I'm using StringTie to identify novel isoforms from mouse RNAseq data (60M PE reads/sample, stranded, ribodepletion method). The data has been mapped to the mouse genome using STAR. I'm finding that 57% of isoforms are novel. Someone mentioned to me that so many are being identified as novel isoforms by StringTie because single base differences among transcripts was sufficient to call them “different” but that there were ways to relax this so that only truly novel exons were identified. I've looked in the manual for a way to relax this, but couldn't find anything. Here is the code I used for STAR as well as StringTie:
Make Genome Index
STAR --runThreadN 40 --runMode genomeGenerate --sjdbOverhang 199 --genomeDir GENOME_data/star \ --genomeFastaFiles GENOME_data/GRCm38.primary_assembly.genome.fa \ --sjdbGTFfile GENOME_data/Mus_musculus.GRCm38.100.gtf
Map reads to Genome
STAR --genomeDir GENOME_data/star --readFilesIn 2_Forward.fq 2_Reverse.fq --outSAMtype BAM SortedByCoordinate --limitBAMsortRAM 16000000000 --outSAMunmapped Within --twopassMode Basic --outFilterMultimapNmax 1 --quantMode TranscriptomeSAM --outSAMstrandField intronMotif --runThreadN 16 --outFileNamePrefix "2_star/"

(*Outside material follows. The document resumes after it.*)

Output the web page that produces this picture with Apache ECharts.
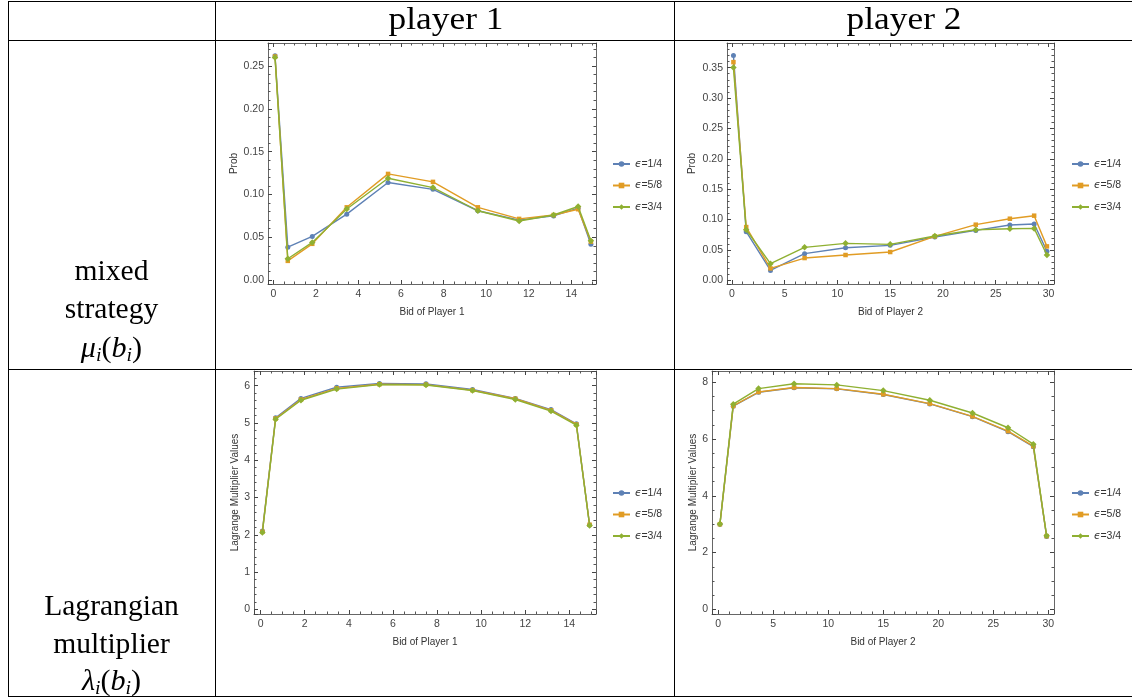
<!DOCTYPE html>
<html>
<head>
<meta charset="utf-8">
<script src="https://cdn.jsdelivr.net/npm/echarts@6/dist/echarts.min.js"></script>
<style>
html,body{margin:0;padding:0;background:#fff;}
#chart{width:1132px;height:698px;}
</style>
</head>
<body>
<div id="chart"></div>
<script>
// ---------- data ----------
const epsLabels = ['ϵ=1/4', 'ϵ=5/8', 'ϵ=3/4'];
const bidsP1 = [0.08, 0.68, 1.83, 3.45, 5.39, 7.5, 9.61, 11.55, 13.17, 14.32, 14.92];
const bidsP2 = [0.15, 1.36, 3.66, 6.89, 10.77, 15.0, 19.23, 23.11, 26.34, 28.64, 29.85];

const probP1_e14 = [0.262, 0.0385, 0.051, 0.077, 0.114, 0.106, 0.081, 0.070, 0.075, 0.084, 0.042];
const probP1_e58 = [0.261, 0.0225, 0.0424, 0.085, 0.124, 0.1147, 0.085, 0.0715, 0.076, 0.0828, 0.045];
const probP1_e34 = [0.260, 0.025, 0.044, 0.083, 0.119, 0.108, 0.081, 0.069, 0.076, 0.086, 0.046];

const probP2_e14 = [0.370, 0.080, 0.0164, 0.0439, 0.0537, 0.0576, 0.0713, 0.0822, 0.091, 0.0927, 0.048];
const probP2_e58 = [0.359, 0.0877, 0.0197, 0.0367, 0.0417, 0.0466, 0.0724, 0.0916, 0.1014, 0.1064, 0.0559];
const probP2_e34 = [0.350, 0.0833, 0.0274, 0.0543, 0.0609, 0.0592, 0.0729, 0.0833, 0.085, 0.0855, 0.0417];

const lagP1_e14 = [2.10, 5.14, 5.66, 5.96, 6.06, 6.05, 5.90, 5.66, 5.36, 4.98, 2.26];
const lagP1_e58 = [2.08, 5.12, 5.63, 5.93, 6.04, 6.03, 5.88, 5.65, 5.34, 4.96, 2.27];
const lagP1_e34 = [2.06, 5.10, 5.61, 5.91, 6.03, 6.02, 5.87, 5.63, 5.32, 4.94, 2.25];

const lagP2_e14 = [3.00, 7.16, 7.65, 7.81, 7.77, 7.57, 7.24, 6.79, 6.26, 5.73, 2.57];
const lagP2_e58 = [3.00, 7.17, 7.66, 7.82, 7.78, 7.58, 7.25, 6.80, 6.28, 5.75, 2.58];
const lagP2_e34 = [3.01, 7.23, 7.78, 7.95, 7.91, 7.71, 7.37, 6.92, 6.40, 5.82, 2.59];

const xTitles = ['Bid of Player 1', 'Bid of Player 2', 'Bid of Player 1', 'Bid of Player 2'];
const yTitles = ['Prob', 'Prob', 'Lagrange Multiplier Values', 'Lagrange Multiplier Values'];
const colHeaders = ['player 1', 'player 2'];

// ---------- styling / layout ----------
const colors = ['#5E81B5', '#E19C24', '#8FB032'];
const symbols = ['circle', 'rect', 'diamond'];
const symbolSizes = [5, 4.5, 6.5];
const frameColor = '#666';
const labelColor = '#444';
const SANS = 'Liberation Sans';
const SERIF = 'Liberation Serif';

const panels = [
  { grid: {left: 268, top: 43, width: 328, height: 241}, x: [-0.25, 15.16], y: [-0.0045, 0.2768], xi: 2, xm: 4, yi: 0.05, ym: 5, yd: 2, yGap: 28, legend: {left: 607, top: 153},
    bids: bidsP1, vals: [probP1_e14, probP1_e58, probP1_e34] },
  { grid: {left: 727, top: 43, width: 327, height: 241}, x: [-0.46, 30.52], y: [-0.006, 0.3905], xi: 5, xm: 5, yi: 0.05, ym: 5, yd: 2, yGap: 30, legend: {left: 1066, top: 153},
    bids: bidsP2, vals: [probP2_e14, probP2_e58, probP2_e34] },
  { grid: {left: 254, top: 371, width: 342, height: 243}, x: [-0.30, 15.21], y: [-0.125, 6.395], xi: 2, xm: 4, yi: 1, ym: 5, yd: 0, yGap: 12, legend: {left: 607, top: 482},
    bids: bidsP1, vals: [lagP1_e14, lagP1_e58, lagP1_e34] },
  { grid: {left: 712, top: 371, width: 342, height: 243}, x: [-0.57, 30.52], y: [-0.165, 8.40], xi: 5, xm: 5, yi: 2, ym: 4, yd: 0, yGap: 12, legend: {left: 1066, top: 482},
    bids: bidsP2, vals: [lagP2_e14, lagP2_e58, lagP2_e34] }
];

const grids = [], xAxes = [], yAxes = [], series = [], legends = [];

function tickAxis(base, minorSplit) {
  return Object.assign({
    axisLine: {show: true, onZero: false, lineStyle: {color: frameColor, width: 1}},
    axisTick: {show: true, inside: true, length: 4, lineStyle: {color: '#444', width: 1}},
    minorTick: {show: true, splitNumber: minorSplit, length: 2.5, lineStyle: {color: '#555', width: 1}},
    splitLine: {show: false},
    minorSplitLine: {show: false}
  }, base);
}

panels.forEach((p, gi) => {
  grids.push(Object.assign({containLabel: false}, p.grid));
  const xCommon = {type: 'value', gridIndex: gi, min: p.x[0], max: p.x[1], minInterval: p.xi, maxInterval: p.xi, splitNumber: 6};
  const yCommon = {type: 'value', gridIndex: gi, min: p.y[0], max: p.y[1], minInterval: p.yi, maxInterval: p.yi, splitNumber: 6};
  xAxes.push(tickAxis(Object.assign({}, xCommon, {
    position: 'bottom',
    name: xTitles[gi], nameLocation: 'middle', nameGap: 23,
    nameTextStyle: {fontFamily: SANS, fontSize: 10, color: '#333'},
    axisLabel: {show: true, showMinLabel: false, showMaxLabel: false, margin: 5, fontFamily: SANS, fontSize: 10.5, color: labelColor}
  }), p.xm));
  xAxes.push(tickAxis(Object.assign({}, xCommon, {
    position: 'top',
    axisLabel: {show: false}
  }), p.xm));
  yAxes.push(tickAxis(Object.assign({}, yCommon, {
    position: 'left',
    name: yTitles[gi], nameLocation: 'middle', nameGap: p.yGap,
    nameTextStyle: {fontFamily: SANS, fontSize: 10, color: '#333'},
    axisLabel: {show: true, showMinLabel: false, showMaxLabel: false, margin: 4, fontFamily: SANS, fontSize: 10.5, color: labelColor,
      formatter: v => v.toFixed(p.yd)}
  }), p.ym));
  yAxes.push(tickAxis(Object.assign({}, yCommon, {
    position: 'right',
    axisLabel: {show: false}
  }), p.ym));

  p.vals.forEach((vals, si) => {
    series.push({
      type: 'line',
      name: epsLabels[si],
      xAxisIndex: gi * 2,
      yAxisIndex: gi * 2,
      data: p.bids.map((b, k) => [b, vals[k]]),
      symbol: symbols[si],
      symbolSize: symbolSizes[si],
      showSymbol: true,
      lineStyle: {color: colors[si], width: 1.4},
      itemStyle: {color: colors[si]},
      emphasis: {disabled: true},
      animation: false,
      z: 2 + si
    });
  });

  legends.push({
    orient: 'vertical',
    left: p.legend.left, top: p.legend.top,
    itemWidth: 17, itemHeight: 7, itemGap: 9.5,
    data: epsLabels,
    selectedMode: false,
    formatter: name => '{e|ϵ}' + name.slice(1),
    textStyle: {fontFamily: SANS, fontSize: 10.5, color: '#333', lineHeight: 12,
      rich: {e: {fontFamily: 'DejaVu Sans', fontStyle: 'italic', fontSize: 10.5, color: '#333'}}}
  });
});

// ---------- table frame ----------
const graphics = [];
function hline(y, x1, x2) { graphics.push({type: 'line', silent: true, shape: {x1: x1, y1: y, x2: x2, y2: y}, style: {stroke: '#000', lineWidth: 1}}); }
function vline(x, y1, y2) { graphics.push({type: 'line', silent: true, shape: {x1: x, y1: y1, x2: x, y2: y2}, style: {stroke: '#000', lineWidth: 1}}); }
hline(1.5, 8, 1132);
hline(40.5, 8, 1132);
hline(369.5, 8, 1132);
hline(696.5, 8, 1132);
vline(8.5, 1, 697);
vline(215.5, 1, 697);
vline(674.5, 1, 697);

function txt(text, x, y, size, sx, rich) {
  graphics.push({type: 'text', silent: true, x: x, y: y, scaleX: sx,
    style: {text: text, font: size + 'px "' + SERIF + '"', fill: '#000', align: 'center', verticalAlign: 'middle', rich: rich}});
}
txt(colHeaders[0], 446, 21, 31, 1.14);
txt(colHeaders[1], 904, 21, 31, 1.14);
const mathRich = {
  it: {fontFamily: SERIF, fontStyle: 'italic', fontSize: 29},
  n: {fontFamily: SERIF, fontSize: 29},
  sub: {fontFamily: SERIF, fontStyle: 'italic', fontSize: 19, padding: [14, 0, 0, 0]}
};
txt('mixed', 111.5, 272, 29, 1.02);
txt('strategy', 111.5, 310, 29, 1.02);
txt('{it|μ}{sub|i}{n|(}{it|b}{sub|i}{n|)}', 111.5, 349, 29, 1.04, mathRich);
txt('Lagrangian', 111.5, 607, 29, 1.02);
txt('multiplier', 111.5, 645, 29, 1.02);
txt('{it|λ}{sub|i}{n|(}{it|b}{sub|i}{n|)}', 111.5, 682, 29, 1.04, mathRich);

const chart = echarts.init(document.getElementById('chart'), null, {renderer: 'canvas'});
chart.setOption({
  backgroundColor: '#fff',
  animation: false,
  grid: grids,
  xAxis: xAxes,
  yAxis: yAxes,
  legend: legends,
  series: series,
  graphic: graphics
});
</script>
</body>
</html>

Use StringTie to Quantify Transcripts
stringtie-2.1.4/stringtie 2_star/Aligned.sortedByCoord.out.bam -G GENOME_data/Mus_musculus.GRCm38.100.gtf -A 2_gene_abund.tab -B -o 2.gtf
Well you could always cluster the sequences after the fact. Use
mmseqs2 easy-cluster
and cluster at a high threshold (e.g., 97% identity and 97% bidirectional coverage), and that'd eliminate "redundant" isoforms.